Insomma, nel testo di cui sopra c’è un riferimento al Napoli (e alla sua scelta di privilegiare solo il campionato) che chiarisce quale sia la distanza di partenza. Intorno a questo concetto, c’è tutta una spiegazione rispetto all’inevitabile modernità calcistica verso cui tendiamo. Alla fine, sopra abbiamo raccolto i nomi dei club arrivati in finale nell’ultimo quinquennio di Fa Cup e League Cup. Mentre questi, invece, sono i nomi dei club che hanno alzato la coppa: Wigan, Manchester United, Arsenal, Manchester City, Chelsea, Swansea. Insomma, favole fino a un certo punto. Fino all’albo d’oro, qualche volta oltre.
Romanticismo
Prima della finale, però, c’è il percorso. Ed è l’altro piano di lettura, che un po’ “corregge” e “annacqua” quello precedente. È bello, anzi sarebbe bello pensare che l’Atalanta possa vincere quest’anno. Non perché affronti la Juventus, ma per poter affermare e legittimare il suo grande lavoro con un trofeo riconosciuto. Prima del dominio dei bianconeri, la Coppa Italia è stata vinta dal Napoli, dalla Lazio, dall’Inter, dalla Roma, dal Milan e dal Parma. Sì, siamo arrivati al 2002 e non abbiamo saltato un’edizione: 2014 e 2012 (Napoli), 2013, 2009 e 2004 (Lazio), 2011, 2010, 2006, 2005 (Inter), 2008 e 2007 (Roma), 2003 (Milan). In questi anni, poche finaliste oltre questo circolo ristretto: Fiorentina (2014), Sampdoria (2009) Palermo (2011). Stop, basta così.

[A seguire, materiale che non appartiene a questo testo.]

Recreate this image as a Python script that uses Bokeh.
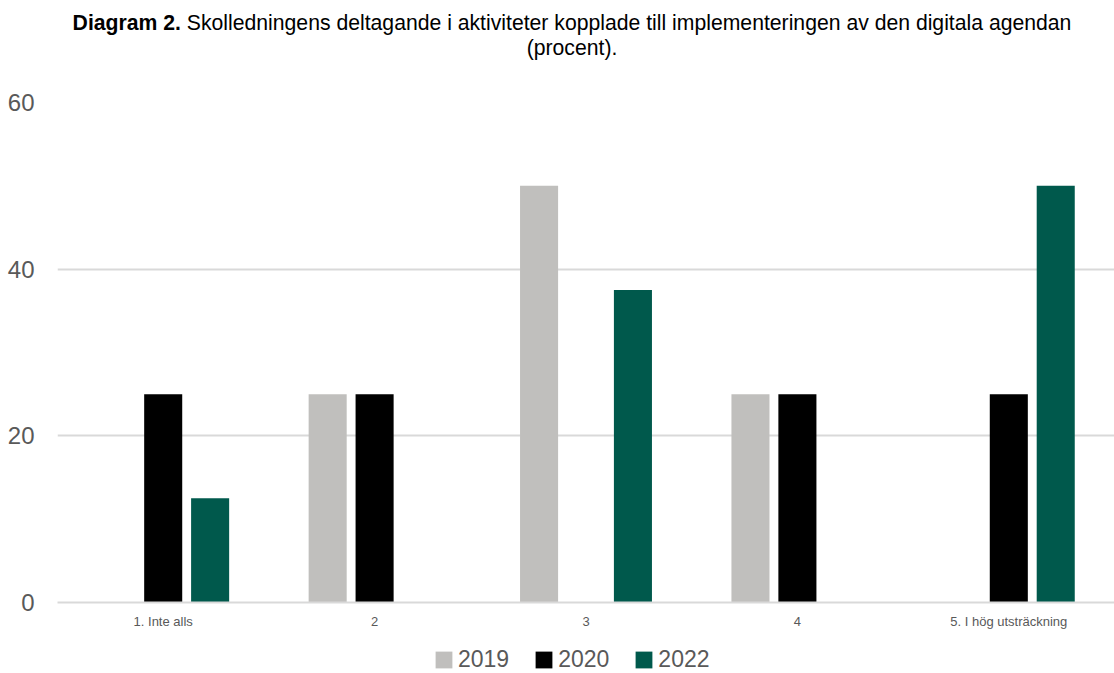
from bokeh.plotting import figure
from bokeh.models import (ColumnDataSource, FactorRange, Range1d, Div, Legend, LegendItem,
                          SingleIntervalTicker)
from bokeh.layouts import column
from bokeh.transform import dodge
from bokeh.embed import file_html
from bokeh.resources import INLINE

categories = ["1. Inte alls", "2", "3", "4", "5. I hög utsträckning"]
years = ["2019", "2020", "2022"]
v2019 = [0, 25, 50, 25, 0]
v2020 = [25, 25, 0, 25, 25]
v2022 = [12.5, 0, 37.5, 0, 50]
colors = ["#C0BFBD", "#000000", "#00594C"]

W = 1114
title_html = ('<div style="box-sizing:border-box;width:1114px;text-align:center;font-family:\'Liberation Sans\',Arial,sans-serif;'
              'font-size:21.2px;line-height:25px;color:#000;padding-top:10px;padding-left:30px;margin:0;">'
              '<b>Diagram 2.</b> Skolledningens deltagande i aktiviteter kopplade till implementeringen av den digitala agendan'
              '<br>(procent).</div>')
title = Div(text=title_html, width=W, height=68, margin=(0, 0, 0, 0))

src = ColumnDataSource(dict(cat=categories, y2019=v2019, y2020=v2020, y2022=v2022))

p = figure(x_range=FactorRange(*categories, range_padding=0), y_range=Range1d(0, 60),
           width=W, height=572, output_backend="svg", toolbar_location=None,
           min_border_left=57, min_border_right=0, min_border_top=34, min_border_bottom=38)

offsets = [-0.222, 0.0, 0.222]
for yr, col, off in zip(years, colors, offsets):
    p.vbar(x=dodge("cat", off, range=p.x_range), top="y" + yr, width=0.18, source=src,
           fill_color=col, line_color=None)

p.outline_line_color = None
p.background_fill_color = "white"
p.border_fill_color = "white"

p.xgrid.grid_line_color = None
p.ygrid.grid_line_color = "#D9D9D9"
p.ygrid.grid_line_width = 2
p.yaxis.ticker = SingleIntervalTicker(interval=20)
p.yaxis.axis_line_color = None
p.yaxis.major_tick_line_color = None
p.yaxis.minor_tick_line_color = None
p.yaxis.major_tick_out = 0
p.yaxis.major_label_text_font = "Liberation Sans"
p.yaxis.major_label_text_font_size = "24px"
p.yaxis.major_label_text_color = "#595959"
p.yaxis.major_label_standoff = 19

p.xaxis.axis_line_color = "#D9D9D9"
p.xaxis.axis_line_width = 2
p.xaxis.major_tick_line_color = None
p.xaxis.minor_tick_line_color = None
p.xaxis.major_tick_out = 0
p.xaxis.major_label_text_font = "Liberation Sans"
p.xaxis.major_label_text_font_size = "13px"
p.xaxis.major_label_text_color = "#595959"
p.xaxis.major_label_standoff = 11

# legend strip below the chart: its renderers are hidden, only the legend swatches show
lg = figure(width=W, height=33, x_range=FactorRange(*categories, range_padding=0),
            y_range=Range1d(-200, -199),
            output_backend="svg", toolbar_location=None,
            x_axis_location=None, y_axis_location=None,
            min_border_left=57, min_border_right=0, min_border_top=0, min_border_bottom=0)
lg.outline_line_color = None
lg.xgrid.grid_line_color = None
lg.ygrid.grid_line_color = None
lg.background_fill_color = "white"
lg.border_fill_color = "white"
items = []
for yr, col, off in zip(years, colors, offsets):
    r = lg.vbar(x=dodge("cat", off, range=lg.x_range), top="y" + yr, bottom="y" + yr,
                width=0.18, source=src, fill_color=col, line_color=None)
    r.visible = False
    items.append(LegendItem(label=yr, renderers=[r]))
legend = Legend(items=items, orientation="horizontal", location=(376, 0),
                glyph_width=21, glyph_height=21, label_standoff=4, spacing=24,
                label_text_font="Liberation Sans", label_text_font_size="23px",
                label_text_color="#595959", border_line_color=None,
                background_fill_alpha=0, inactive_fill_alpha=0,
                padding=0, margin=0)
lg.add_layout(legend)

layout = column(title, p, lg, spacing=0)
open("out.html", "w").write(file_html(layout, INLINE))
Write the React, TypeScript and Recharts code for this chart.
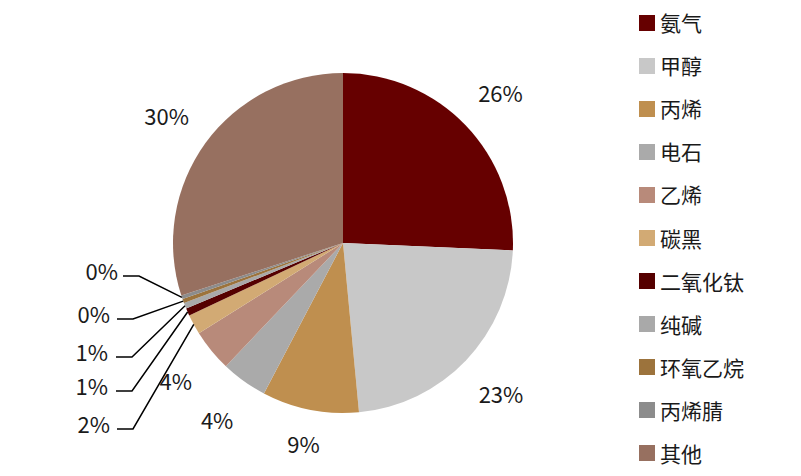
import React from 'react';
import { PieChart, Pie, Cell, Legend } from 'recharts';

const categories = ['氨气', '甲醇', '丙烯', '电石', '乙烯', '碳黑', '二氧化钛', '纯碱', '环氧乙烷', '丙烯腈', '其他'];
const shares = [25.7, 22.8, 9.2, 4.4, 4.0, 1.9, 0.7, 0.55, 0.4, 0.35, 30.0];
const colors = ['#660000', '#C8C8C8', '#BF8F4F', '#AAAAAA', '#B88A7A', '#D2AA74', '#550000', '#A9A9A9', '#9C733C', '#8C8C8C', '#977060'];

// stacked call-out labels for the thin slices (index -> line y, elbow x, text right x)
const calloutIndex = [5, 6, 7, 8, 9];
const calloutLineY = [429, 391, 357, 319, 276];
const calloutElbowX = [133, 132, 132, 133, 139];
const calloutTextX = [110, 108, 108, 110, 118];
// extra label distance beyond the rim, per slice
const labelGap = [48, 48, 34, 46, 46, 0, 0, 0, 0, 0, 48];

const data = categories.map((name, i) => ({ name, value: shares[i] }));

const FONT = '"Noto Sans CJK SC", "Noto Sans", sans-serif';
const RAD = Math.PI / 180;

const renderLabel = (props: any) => {
  const { cx, cy, midAngle, outerRadius, percent, index } = props;
  const text = `${Math.round(percent * 100)}%`;
  const k = calloutIndex.indexOf(index);
  if (k >= 0) {
    const sx = cx + outerRadius * Math.cos(-midAngle * RAD);
    const sy = cy + outerRadius * Math.sin(-midAngle * RAD);
    const ly = calloutLineY[k];
    const ex = calloutElbowX[k];
    return (
      <g key={`lbl-${index}`}>
        <polyline points={`${sx},${sy} ${ex},${ly} ${ex - 16},${ly}`} fill="none" stroke="#000" strokeWidth={1.5} />
        <text x={calloutTextX[k]} y={ly - 6} textAnchor="end" dominantBaseline="central" fontSize={22} fill="#1a1a1a" fontFamily={FONT}>
          {text}
        </text>
      </g>
    );
  }
  const r = outerRadius + labelGap[index];
  const x = cx + r * Math.cos(-midAngle * RAD);
  const y = cy + r * Math.sin(-midAngle * RAD);
  return (
    <text key={`lbl-${index}`} x={x} y={y} textAnchor="middle" dominantBaseline="central" fontSize={22} fill="#1a1a1a" fontFamily={FONT}>
      {text}
    </text>
  );
};

const renderLegend = () => (
  <div style={{ fontFamily: FONT }}>
    {categories.map((name, i) => (
      <div key={name} style={{ height: 43.1, display: 'flex', alignItems: 'center' }}>
        <span style={{ width: 16, height: 16, background: colors[i], display: 'inline-block', marginRight: 5 }} />
        <span style={{ fontSize: 21, color: '#1a1a1a', lineHeight: '21px' }}>{name}</span>
      </div>
    ))}
  </div>
);

export default function App() {
  return (
    <div style={{ position: 'absolute', left: 0, top: 0, width: 801, height: 476, background: '#fff' }}>
      <PieChart width={801} height={476} margin={{ top: 0, right: 0, bottom: 0, left: 0 }}>
        <Pie
          data={data}
          dataKey="value"
          nameKey="name"
          cx={343}
          cy={243}
          outerRadius={170}
          startAngle={90}
          endAngle={-270}
          stroke="none"
          label={renderLabel}
          labelLine={false}
          isAnimationActive={false}
        >
          {data.map((d, i) => (
            <Cell key={d.name} fill={colors[i]} />
          ))}
        </Pie>
        <Legend
          layout="vertical"
          content={renderLegend}
          wrapperStyle={{ position: 'absolute', left: 639, top: 1, width: 160 }}
        />
      </PieChart>
    </div>
  );
}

Non che non sia meritocratico, parliamo comunque delle squadre più forti, ma di certo manca un certo gusto per l’inatteso. Il Palermo 2011, per esempio, colpì la fantasia di tutti per l’invasione “rosa” di Roma. È stato un evento, e il discorso è proprio questo: la formula della Coppa Italia sarà anche redditizia (dai quarti in poi, quando entrano in campo le big), ma non agevola in nessun modo la possibilità di un exploit. Di un exploit che si compia, si concretizzi in maniera assoluta.
Formula
Le partite in casa delle grandi, solo in casa delle grandi, per esempio. Se le partite dei primi turni si giocassero negli altri stadi di Serie A (non tanto Napoli-Atalanta, il San Paolo è stato scelto per sorteggio, quanto Napoli-Udinese), gli allenatori sarebbero tentati di fare meno turn over? Forse sì, o forse no. Di certo non parliamo dello stadio del Pordenone, ma di un potenziale incentivo all’evento positivo per il Cagliari, il Sassuolo, il Torino. Avrebbero possibilità maggiori, già in partenza.
Il nostro discorso è ammantato di retorica e romanticismo, lo sappiamo. Però preserva una parte della natura competitiva del gioco. Non siamo nostalgici acritici, sappiamo che i parametri che regolano il gioco sono quelli di sopra, non certo questi. Ma finali come quella del 1979 (Juventus-Palermo), o anche solo come Vicenza-Napoli del 1997 rendono caldo il nostro ricordo della Coppa Italia. Fanno la differenza. E se proprio non vogliamo cambiare la finale di Roma (che potrebbe essere itinerante ma va bene uguale, è un marchio riconoscibile), proviamo a modificare qualcosa nel percorso fino all’ultimo atto. Soprattutto per chi vuole credere ancora in un certo calcio, contro tutte le evidenze della realtà.